**JOB**
Write out the material exactly, with the pictures left out.

**SOURCE DATA**
◆ ◆ ◆
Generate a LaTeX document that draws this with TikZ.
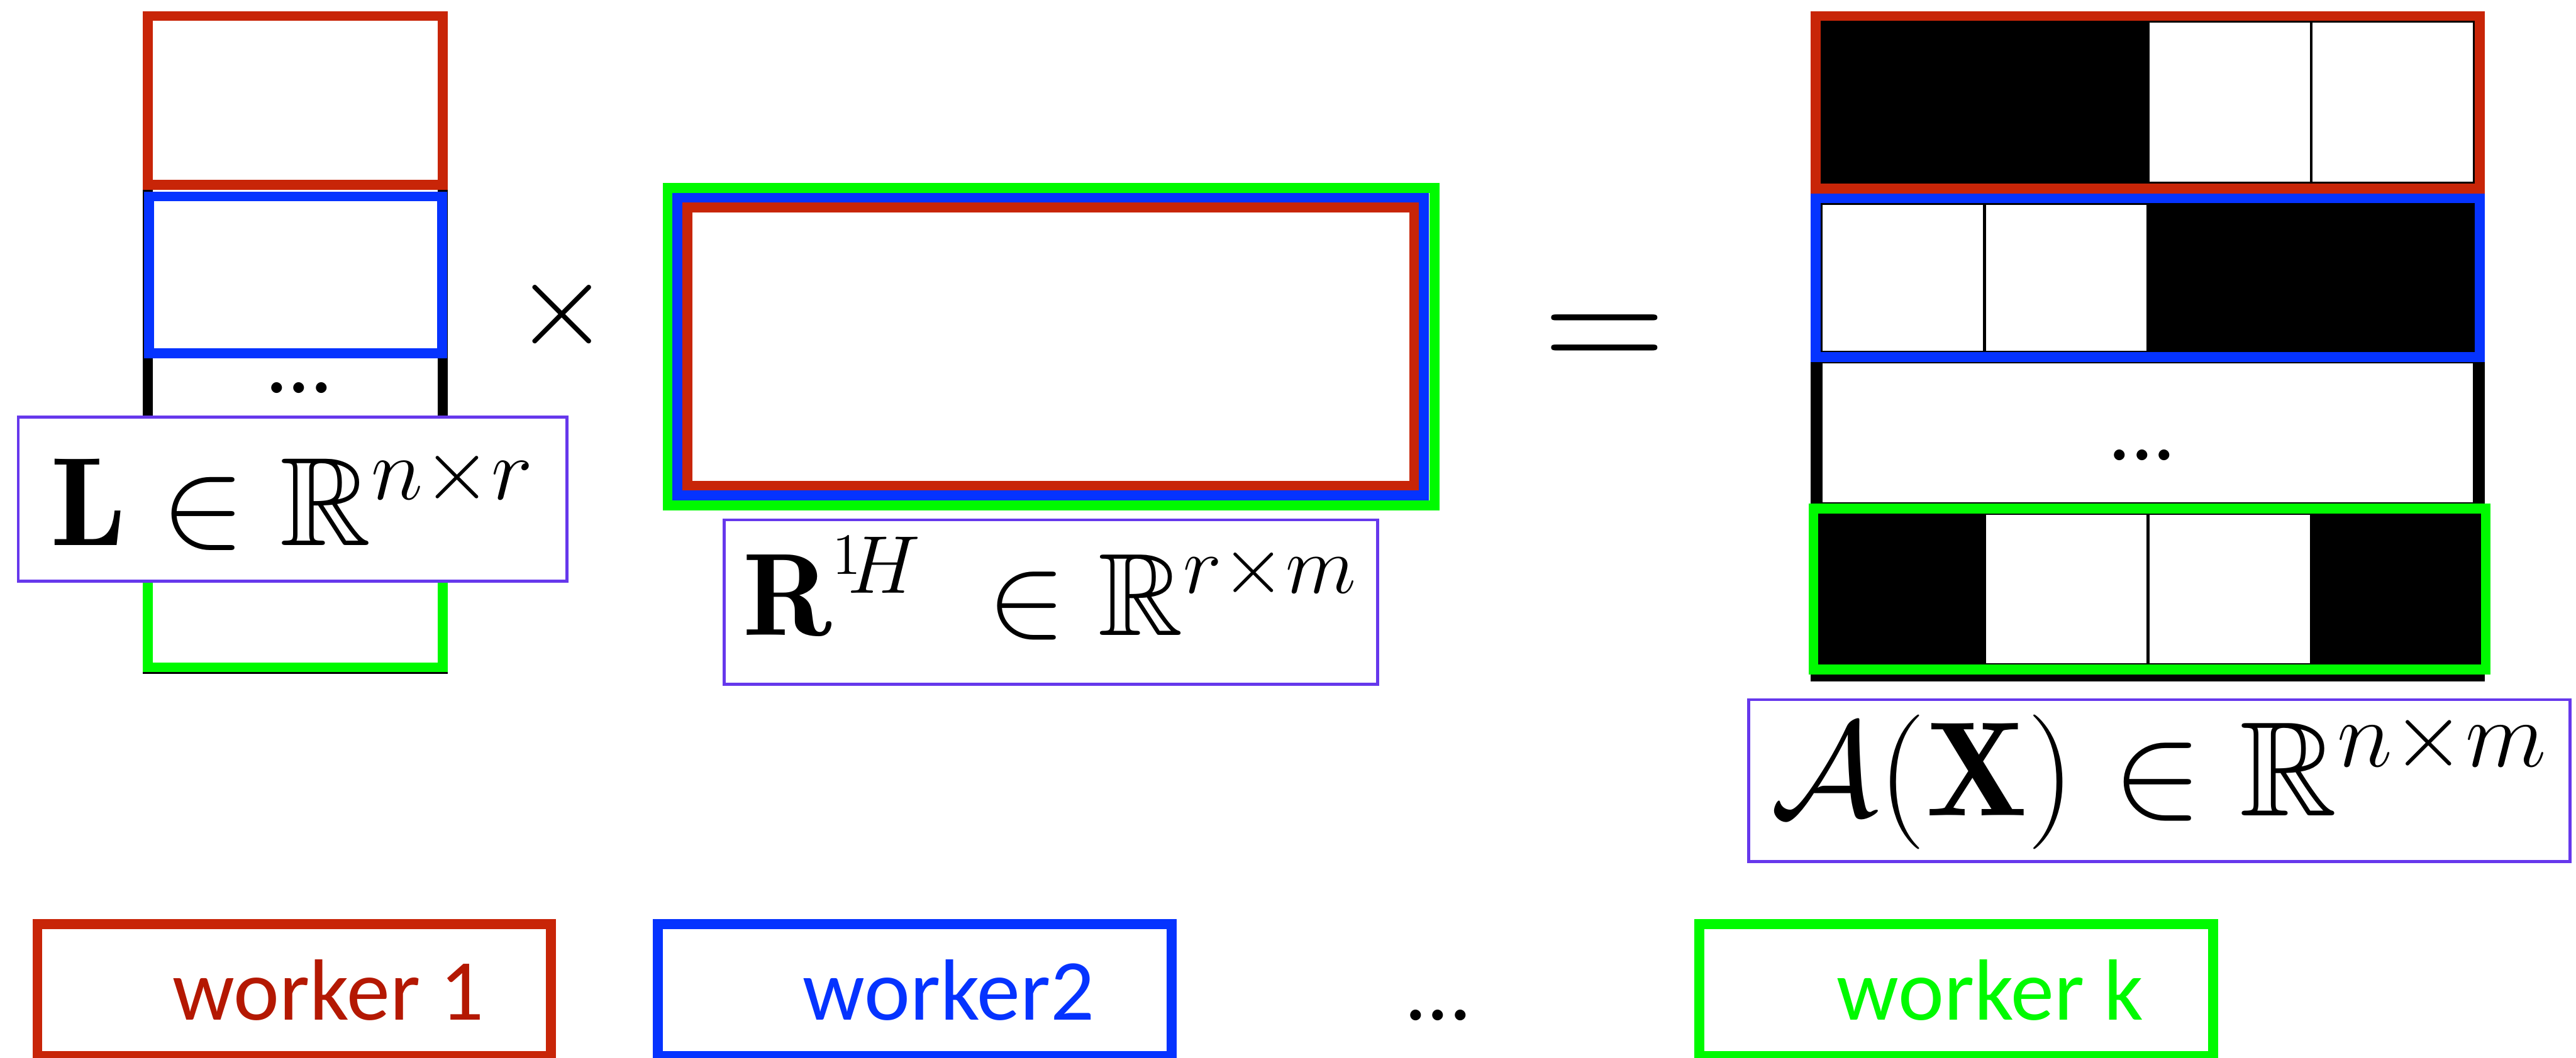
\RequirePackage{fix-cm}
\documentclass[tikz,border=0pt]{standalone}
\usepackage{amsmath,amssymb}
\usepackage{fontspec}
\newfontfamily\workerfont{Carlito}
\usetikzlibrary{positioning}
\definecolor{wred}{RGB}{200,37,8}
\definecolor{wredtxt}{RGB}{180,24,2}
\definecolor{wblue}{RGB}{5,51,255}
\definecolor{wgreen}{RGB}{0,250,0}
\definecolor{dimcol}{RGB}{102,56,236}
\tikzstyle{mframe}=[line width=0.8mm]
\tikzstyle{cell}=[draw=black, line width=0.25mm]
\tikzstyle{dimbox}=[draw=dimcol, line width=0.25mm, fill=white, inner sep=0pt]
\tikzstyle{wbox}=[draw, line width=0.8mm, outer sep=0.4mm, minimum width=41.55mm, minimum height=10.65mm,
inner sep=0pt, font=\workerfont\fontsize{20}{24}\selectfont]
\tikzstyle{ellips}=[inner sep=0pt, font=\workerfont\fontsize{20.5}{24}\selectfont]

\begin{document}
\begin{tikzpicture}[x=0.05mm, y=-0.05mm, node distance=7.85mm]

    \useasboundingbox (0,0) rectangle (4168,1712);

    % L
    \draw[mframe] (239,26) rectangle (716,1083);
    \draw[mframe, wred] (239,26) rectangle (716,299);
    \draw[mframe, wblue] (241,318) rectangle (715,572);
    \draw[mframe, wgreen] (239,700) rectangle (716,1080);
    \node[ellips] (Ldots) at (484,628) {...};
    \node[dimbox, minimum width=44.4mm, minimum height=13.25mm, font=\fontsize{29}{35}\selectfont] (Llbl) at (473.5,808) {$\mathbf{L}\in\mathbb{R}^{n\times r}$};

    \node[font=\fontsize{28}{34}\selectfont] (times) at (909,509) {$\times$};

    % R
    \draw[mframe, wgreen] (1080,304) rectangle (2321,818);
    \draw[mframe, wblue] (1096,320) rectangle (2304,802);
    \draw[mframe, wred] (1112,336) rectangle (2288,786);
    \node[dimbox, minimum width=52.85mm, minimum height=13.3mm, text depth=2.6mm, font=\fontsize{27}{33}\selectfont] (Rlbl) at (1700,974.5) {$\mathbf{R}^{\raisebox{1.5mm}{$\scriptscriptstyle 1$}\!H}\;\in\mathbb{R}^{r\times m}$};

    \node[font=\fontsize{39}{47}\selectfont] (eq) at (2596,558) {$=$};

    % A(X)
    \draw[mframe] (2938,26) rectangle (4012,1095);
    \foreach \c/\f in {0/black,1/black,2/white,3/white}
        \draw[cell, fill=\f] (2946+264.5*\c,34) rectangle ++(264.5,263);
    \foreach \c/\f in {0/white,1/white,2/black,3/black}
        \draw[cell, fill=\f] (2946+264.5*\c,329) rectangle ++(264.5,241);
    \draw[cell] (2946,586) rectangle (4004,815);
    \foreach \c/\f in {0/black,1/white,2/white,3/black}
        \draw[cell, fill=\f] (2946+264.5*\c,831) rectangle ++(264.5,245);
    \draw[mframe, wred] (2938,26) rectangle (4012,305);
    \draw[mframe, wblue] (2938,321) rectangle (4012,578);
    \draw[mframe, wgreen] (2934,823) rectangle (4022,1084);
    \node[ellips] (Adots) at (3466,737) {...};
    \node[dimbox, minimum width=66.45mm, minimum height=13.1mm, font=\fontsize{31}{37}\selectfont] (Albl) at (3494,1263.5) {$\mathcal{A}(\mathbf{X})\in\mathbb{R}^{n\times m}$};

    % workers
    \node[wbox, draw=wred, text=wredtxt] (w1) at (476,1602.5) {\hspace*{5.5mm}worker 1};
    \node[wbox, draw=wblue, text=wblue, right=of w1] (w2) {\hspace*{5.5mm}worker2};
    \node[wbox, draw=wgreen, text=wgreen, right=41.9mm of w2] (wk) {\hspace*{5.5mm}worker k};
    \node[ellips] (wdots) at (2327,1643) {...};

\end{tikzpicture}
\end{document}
◆ ◆ ◆
**WRITTEN ANSWER**
Generate a LaTeX document that draws this with TikZ.
\RequirePackage{fix-cm}
\documentclass[tikz,border=0pt]{standalone}
\usepackage{amsmath,amssymb}
\usepackage{fontspec}
\newfontfamily\workerfont{Carlito}
\usetikzlibrary{positioning}
\definecolor{wred}{RGB}{200,37,8}
\definecolor{wredtxt}{RGB}{180,24,2}
\definecolor{wblue}{RGB}{5,51,255}
\definecolor{wgreen}{RGB}{0,250,0}
\definecolor{dimcol}{RGB}{102,56,236}
\tikzstyle{mframe}=[line width=0.8mm]
\tikzstyle{cell}=[draw=black, line width=0.25mm]
\tikzstyle{dimbox}=[draw=dimcol, line width=0.25mm, fill=white, inner sep=0pt]
\tikzstyle{wbox}=[draw, line width=0.8mm, outer sep=0.4mm, minimum width=41.55mm, minimum height=10.65mm,
inner sep=0pt, font=\workerfont\fontsize{20}{24}\selectfont]
\tikzstyle{ellips}=[inner sep=0pt, font=\workerfont\fontsize{20.5}{24}\selectfont]

\begin{document}
\begin{tikzpicture}[x=0.05mm, y=-0.05mm, node distance=7.85mm]

    \useasboundingbox (0,0) rectangle (4168,1712);

    % L
    \draw[mframe] (239,26) rectangle (716,1083);
    \draw[mframe, wred] (239,26) rectangle (716,299);
    \draw[mframe, wblue] (241,318) rectangle (715,572);
    \draw[mframe, wgreen] (239,700) rectangle (716,1080);
    \node[ellips] (Ldots) at (484,628) {...};
    \node[dimbox, minimum width=44.4mm, minimum height=13.25mm, font=\fontsize{29}{35}\selectfont] (Llbl) at (473.5,808) {$\mathbf{L}\in\mathbb{R}^{n\times r}$};

    \node[font=\fontsize{28}{34}\selectfont] (times) at (909,509) {$\times$};

    % R
    \draw[mframe, wgreen] (1080,304) rectangle (2321,818);
    \draw[mframe, wblue] (1096,320) rectangle (2304,802);
    \draw[mframe, wred] (1112,336) rectangle (2288,786);
    \node[dimbox, minimum width=52.85mm, minimum height=13.3mm, text depth=2.6mm, font=\fontsize{27}{33}\selectfont] (Rlbl) at (1700,974.5) {$\mathbf{R}^{\raisebox{1.5mm}{$\scriptscriptstyle 1$}\!H}\;\in\mathbb{R}^{r\times m}$};

    \node[font=\fontsize{39}{47}\selectfont] (eq) at (2596,558) {$=$};

    % A(X)
    \draw[mframe] (2938,26) rectangle (4012,1095);
    \foreach \c/\f in {0/black,1/black,2/white,3/white}
        \draw[cell, fill=\f] (2946+264.5*\c,34) rectangle ++(264.5,263);
    \foreach \c/\f in {0/white,1/white,2/black,3/black}
        \draw[cell, fill=\f] (2946+264.5*\c,329) rectangle ++(264.5,241);
    \draw[cell] (2946,586) rectangle (4004,815);
    \foreach \c/\f in {0/black,1/white,2/white,3/black}
        \draw[cell, fill=\f] (2946+264.5*\c,831) rectangle ++(264.5,245);
    \draw[mframe, wred] (2938,26) rectangle (4012,305);
    \draw[mframe, wblue] (2938,321) rectangle (4012,578);
    \draw[mframe, wgreen] (2934,823) rectangle (4022,1084);
    \node[ellips] (Adots) at (3466,737) {...};
    \node[dimbox, minimum width=66.45mm, minimum height=13.1mm, font=\fontsize{31}{37}\selectfont] (Albl) at (3494,1263.5) {$\mathcal{A}(\mathbf{X})\in\mathbb{R}^{n\times m}$};

    % workers
    \node[wbox, draw=wred, text=wredtxt] (w1) at (476,1602.5) {\hspace*{5.5mm}worker 1};
    \node[wbox, draw=wblue, text=wblue, right=of w1] (w2) {\hspace*{5.5mm}worker2};
    \node[wbox, draw=wgreen, text=wgreen, right=41.9mm of w2] (wk) {\hspace*{5.5mm}worker k};
    \node[ellips] (wdots) at (2327,1643) {...};

\end{tikzpicture}
\end{document}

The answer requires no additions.